2018-01-05 Thread Michael Kjellman
great question! i personally always just leave everything blank to effectively 
just get the stupid state changed reason number 3000 why I personally hate 
JIRA.

> On Jan 5, 2018, at 12:44 PM, Tyagi, Preetika  wrote:
> 
> Hi all,
> 
> When I click on "Submit Patch" option, it pops up a new screen where it asks 
> for a bunch of details including Fix Version(s). Does the patch need to be 
> synced up with the latest repo or I can just choose which version I worked 
> with (which may not necessarily be the latest and hence one would be need to 
> fetch that specific repo version in order to compile source with the patch)?
> 
> Also, there is no option to upload the patch file on this screen. Can someone 
> point out where to actually upload the patch? I haven't done before so might 
> be asking dumb questions! :)
> 
> Thanks,
> Preetika
> 
> 


-
To unsubscribe, e-mail: dev-unsubscr...@cassandra.apache.org
For additional commands, e-mail: dev-h...@cassandra.apache.org



Re: Question on submitting a patch

2018-01-05 Thread Jeff Jirsa
On Fri, Jan 5, 2018 at 12:44 PM, Tyagi, Preetika 
wrote:

> Hi all,
>
> When I click on "Submit Patch" option, it pops up a new screen where it
> asks for a bunch of details including Fix Version(s).


IF you know it, the 'Fix Version' should be set to the branches the bug
impacts.

For example, a bug that is in 3.11.0 that impacts trunk but doesn't exist
in 3.0.15, you'd set 3.11.x and 4.x, that way whoever goes to merge/commit
it for you knows which branches it impacts.

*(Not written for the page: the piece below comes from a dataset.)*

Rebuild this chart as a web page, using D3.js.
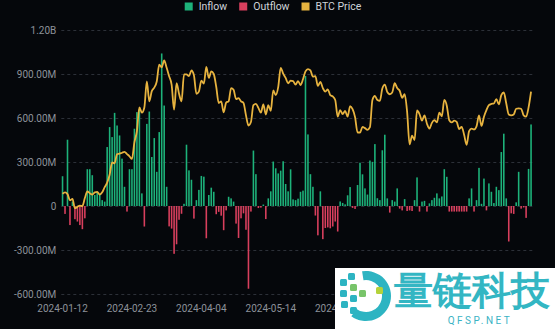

> Does the patch need to be synced up with the latest repo or I can just
> choose which version I worked with (which may not necessarily be the latest
> and hence one would be need to fetch that specific repo version in order to
> compile source with the patch)?
>

Any patches are better than no patches, but obviously patches for all
impacted branches are better than a patch just for the branch you use.


>
> Also, there is no option to upload the patch file on this screen. Can
> someone point out where to actually upload the patch? I haven't done before
> so might be asking dumb questions! :)
>

Paste a link to github or similar if you need, but usually "More" ->
"Attach Files" to upload a patch, and then "Submit Patch" is the workflow
to notify everyone that it's patch-available.